5:46 am on May 24, 2003 (gmt 0)

10+ Year Member



I need to keep track of downtime on 2 specific sites, and i am unsure which ones are worthwhile, especially if i have to pay for it-

sticky me if u can help with info-

thanks!

aus_dave

2:51 pm on May 24, 2003 (gmt 0)

10+ Year Member



I use these two:

Free: [siteuptime.com ]

Paid: [alertra.com ]

They both seem to be quite good although if you only have a minute or two of downtime and they check your site at that particular time it can be a bit misleading.

sublime1

2:57 am on Jun 11, 2003 (gmt 0)

10+ Year Member



Keynote (www.keynote.com) is apparently releasing a low-end version of their really excellent tools. Standard is $395/month, this new low-end version is as little as $50/month -- one page request from something like 10 locations over an hour. You can get a 15-day demo of their system -- I really like it.

sublime1

3:12 pm on Jun 18, 2003 (gmt 0)

10+ Year Member



So I am looking at [siteuptime.com...] which is totally free and have a question: how do they make money -- why are they being altruistic? Their privacy policy indicates they don't sell any of the registration information. Anyone have any ideas?

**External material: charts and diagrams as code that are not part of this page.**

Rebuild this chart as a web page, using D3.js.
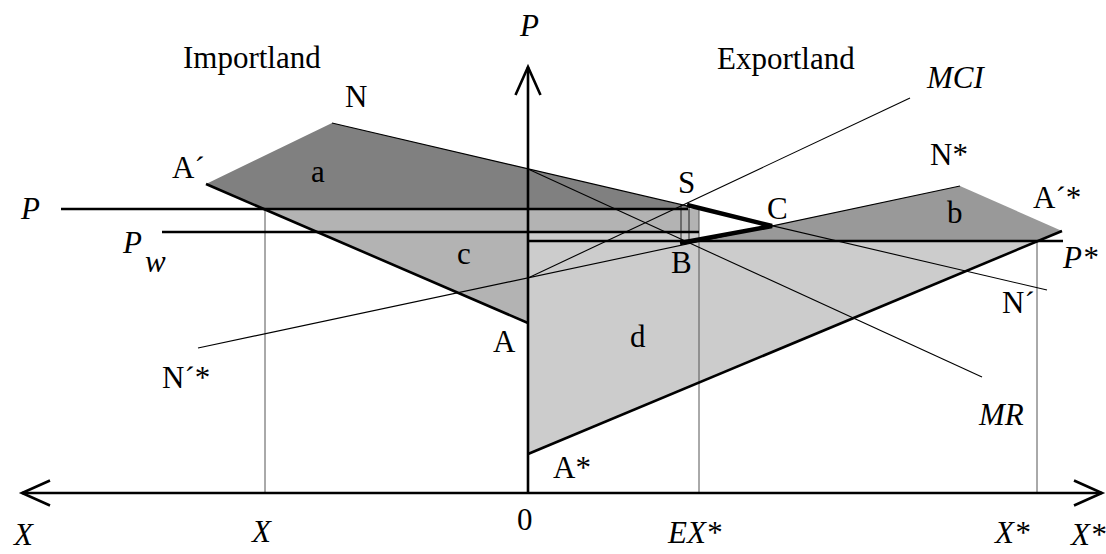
<!DOCTYPE html>
<html>
<head>
<meta charset="utf-8">
<script src="https://cdn.jsdelivr.net/npm/d3@7"></script>
<style>
  body { margin: 0; background: #fff; }
  text { font-family: "Liberation Serif", "Times New Roman", serif; font-size: 31px; fill: #000; }
</style>
</head>
<body>
<svg id="chart"></svg>
<script>
// quantities: negative = Importland (left), positive = Exportland (right)
var priceLevels = [28.4, 26.1, 25.2]            // P, Pw, P*
var priceStart = [-46.7, -36.6, 0]
var priceEnd = [16.0, 17.1, 53.5]
var quantityMarks = [-26.3, 17.1, 50.9]         // X, EX*, X*
var quantityTops = [28.4, 28.4, 25.2]

var supplyImport = [[-32.2, 30.9], [0, 17.0]]   // A' - A
var demandImport = [[-19.6, 37.0], [51.9, 20.3]] // N - N'
var marginalRevenue = [[0, 32.4], [45.4, 11.6]]  // MR
var marginalCost = [[0, 21.5], [38.2, 39.5]]     // MCI
var supplyExport = [[0, 3.9], [53.4, 26.2]]      // A* - A'*
var demandExport = [[-33.0, 14.5], [43.2, 30.7]] // N'* - N*

var pointS = [15.9, 28.8]
var pointC = [24.4, 26.7]
var pointB = [15.2, 25.0]
var sMarks = [15.3, 16.1]

var labels = [
    { t: "Importland", x: -34.5, y: 42.5 },
    { t: "Exportland", x: 18.9, y: 42.4 },
    { t: "P", x: -0.8, y: 45.7, i: true },
    { t: "N", x: -18.3, y: 38.6 },
    { t: "MCI", x: 39.9, y: 40.5, i: true },
    { t: "A\u00B4", x: -35.6, y: 31.5 },
    { t: "a", x: -21.7, y: 31.1 },
    { t: "N*", x: 40.2, y: 32.8 },
    { t: "S", x: 15.0, y: 30.0 },
    { t: "C", x: 23.9, y: 27.4 },
    { t: "b", x: 41.9, y: 27.0 },
    { t: "A\u00B4*", x: 50.5, y: 28.5 },
    { t: "P", x: -50.7, y: 27.4, i: true },
    { t: "P", x: -40.5, y: 24.0, i: true },
    { t: "w", x: -38.3, y: 22.1, i: true },
    { t: "c", x: -7.1, y: 22.9 },
    { t: "B", x: 14.3, y: 22.0 },
    { t: "P*", x: 53.5, y: 22.5, i: true },
    { t: "N\u00B4", x: 47.4, y: 18.0 },
    { t: "d", x: 10.2, y: 14.6 },
    { t: "A", x: -3.5, y: 14.1 },
    { t: "N\u00B4*", x: -36.6, y: 10.5 },
    { t: "MR", x: 45.1, y: 6.8, i: true },
    { t: "A*", x: 2.5, y: 1.5 },
    { t: "0", x: -1.1, y: -3.7 },
    { t: "X", x: -51.4, y: -5.2, i: true },
    { t: "X", x: -27.6, y: -4.9, i: true },
    { t: "EX*", x: 14.0, y: -5.0, i: true },
    { t: "X*", x: 46.7, y: -5.0, i: true },
    { t: "X*", x: 54.3, y: -5.2, i: true }
]

var dimensions = { width: 1106, height: 554 }

var svg = d3.select("#chart")
    .attr("width", dimensions.width)
    .attr("height", dimensions.height)

var xScale = d3.scaleLinear().domain([-50.6, 57.4]).range([22, 1102])
var yScale = d3.scaleLinear().domain([0, 42.6]).range([493, 67])

var line = d3.line().x(d => xScale(d[0])).y(d => yScale(d[1]))

// y of a straight line at x, and x of a straight line at y
function yAt(seg, x) {
    var k = (seg[1][1] - seg[0][1]) / (seg[1][0] - seg[0][0])
    return seg[0][1] + k * (x - seg[0][0])
}
function xAt(seg, y) {
    var k = (seg[1][0] - seg[0][0]) / (seg[1][1] - seg[0][1])
    return seg[0][0] + k * (y - seg[0][1])
}

var P = priceLevels[0], Pw = priceLevels[1], Ps = priceLevels[2]
var xOfP = xAt(supplyImport, P)
var xEx = quantityMarks[1]
var xPs = xAt(supplyExport, Ps)
var xB = xAt(demandExport, Ps)

var areas = [
    // a
    { fill: "#808080", pts: [supplyImport[0], demandImport[0], [priceEnd[0], yAt(demandImport, priceEnd[0])], [priceEnd[0], P], [xOfP, P]] },
    // c
    { fill: "#b3b3b3", pts: [[xOfP, P], [xEx, P], [xEx, Pw], [0, Pw], supplyImport[1]] },
    // d
    { fill: "#cccccc", pts: [[0, Pw], [xEx, Pw], [xEx, Ps], [xPs, Ps], supplyExport[0]] },
    // b
    { fill: "#999999", pts: [[xB, Ps], demandExport[1], supplyExport[1], [xPs, Ps]] }
]

svg.append("g").selectAll("path")
    .data(areas)
    .enter()
    .append("path")
    .attr("d", d => line(d.pts) + "Z")
    .attr("fill", d => d.fill)
    .attr("stroke", "none")

// thin guide lines for quantities
svg.append("g").selectAll("line")
    .data(quantityMarks)
    .enter()
    .append("line")
    .attr("x1", d => xScale(d))
    .attr("x2", d => xScale(d))
    .attr("y1", (d, i) => yScale(quantityTops[i]))
    .attr("y2", yScale(0))
    .attr("stroke", "#555")
    .attr("stroke-width", 1)

svg.append("g").selectAll("line")
    .data(sMarks)
    .enter()
    .append("line")
    .attr("x1", d => xScale(d))
    .attr("x2", d => xScale(d))
    .attr("y1", yScale(pointS[1]))
    .attr("y2", yScale(pointB[1]))
    .attr("stroke", "#222")
    .attr("stroke-width", 1)

// thin curves
var thin = [demandImport, marginalRevenue, marginalCost, demandExport]
svg.append("g").selectAll("path")
    .data(thin)
    .enter()
    .append("path")
    .attr("d", d => line(d))
    .attr("fill", "none")
    .attr("stroke", "#000")
    .attr("stroke-width", 1.1)

// price lines
svg.append("g").selectAll("line")
    .data(priceLevels)
    .enter()
    .append("line")
    .attr("x1", (d, i) => xScale(priceStart[i]))
    .attr("x2", (d, i) => xScale(priceEnd[i]))
    .attr("y1", d => yScale(d))
    .attr("y2", d => yScale(d))
    .attr("stroke", "#000")
    .attr("stroke-width", 2.6)

// supply curves
svg.append("g").selectAll("path")
    .data([supplyImport, supplyExport])
    .enter()
    .append("path")
    .attr("d", d => line(d))
    .attr("fill", "none")
    .attr("stroke", "#000")
    .attr("stroke-width", 2.6)

// S - C - B
svg.append("path")
    .attr("d", line([pointS, pointC, pointB]))
    .attr("fill", "none")
    .attr("stroke", "#000")
    .attr("stroke-width", 4.5)
    .attr("stroke-linejoin", "miter")

// axes with open arrow heads
var xMin = xScale.domain()[0], xMax = xScale.domain()[1], yMax = yScale.domain()[1]
var axisLines = [
    [[xMin, 0], [xMax, 0]],
    [[0, 0], [0, yMax]],
    [[xMin + 2.8, 1.25], [xMin, 0], [xMin + 2.8, -1.25]],
    [[xMax - 2.8, 1.25], [xMax, 0], [xMax - 2.8, -1.25]],
    [[-1.25, yMax - 2.8], [0, yMax], [1.25, yMax - 2.8]]
]
svg.append("g").selectAll("path")
    .data(axisLines)
    .enter()
    .append("path")
    .attr("d", d => line(d))
    .attr("fill", "none")
    .attr("stroke", "#000")
    .attr("stroke-width", 2.6)

svg.append("g").selectAll("text")
    .data(labels)
    .enter()
    .append("text")
    .attr("x", d => xScale(d.x))
    .attr("y", d => yScale(d.y))
    .attr("font-style", d => d.i ? "italic" : "normal")
    .text(d => d.t)
</script>
</body>
</html>
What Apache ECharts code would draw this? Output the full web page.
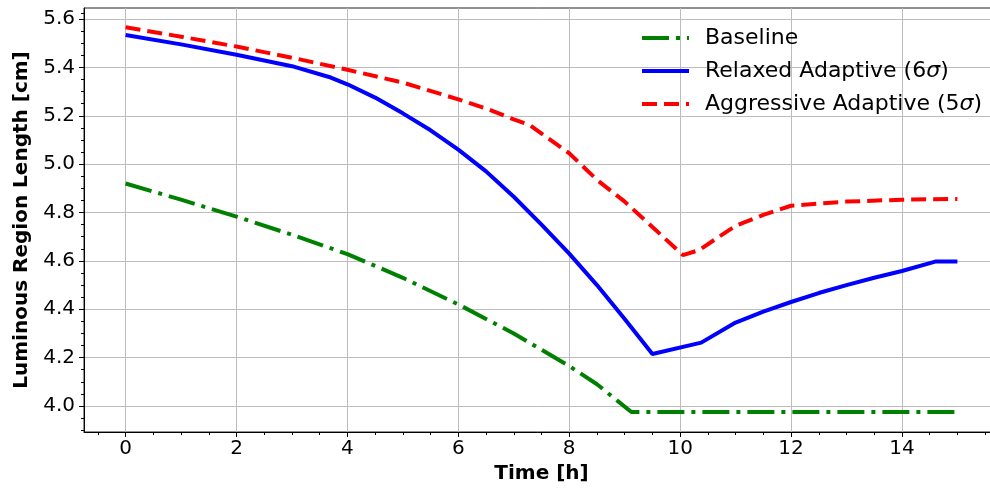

Just following up on the notion that "if it looks to good to be true, it probably is" ;-)

rogerd

3:17 pm on Jun 18, 2003 (gmt 0)

WebmasterWorld Administrator 10+ Year Member



I've used a free service from internetseer.com. They seem to make money by spamming you with various offers, and including ads in all your status reports.

sublime1

5:14 pm on Jun 18, 2003 (gmt 0)

10+ Year Member



Ah -- banner ads. Now I feel better :-)

Thanks

sublime1

9:08 pm on Jun 18, 2003 (gmt 0)

10+ Year Member



OK, after a day with siteuptime, I think I know why they are free.

First, the don't download a page, they just ping a specific port (e.g. http/80). This will tell you that there's a network problem, or that your web server has bitten the big one, but not much more granularity than that.

Second, I found out they don't check pages after checking back to the site and seeing that my service had been "failing" all day long because I had put in a full URL, not just the domain name. I never got paged.

I guess you get what you pay for.

And on that score, update on Keynote: their "$50/month" service comes with a $19.95 "account set up fee" (according to the quote) or "base device fee" (according to the sales person), for a total of $70/month. I wish he had just told me it was $70/month to start!

:-)

aus_dave

1:48 am on Jun 19, 2003 (gmt 0)

10+ Year Member



Alertra has a good reputation and you can spend as much money as you like on it (costs more for more frequent checking, more ports etc.).

Site Uptime is not that reliable but I guess if it's free you can't complain too much :).

sublime1

6:44 pm on Jun 27, 2003 (gmt 0)

10+ Year Member



I have been using Alertra now for about a week or so, and it seems to do exactly what I need. We simulated an outage and it detected it and escalated as we wanted. Pricing is very reasonable, about 1/2 what Keynote wanted for about the same service.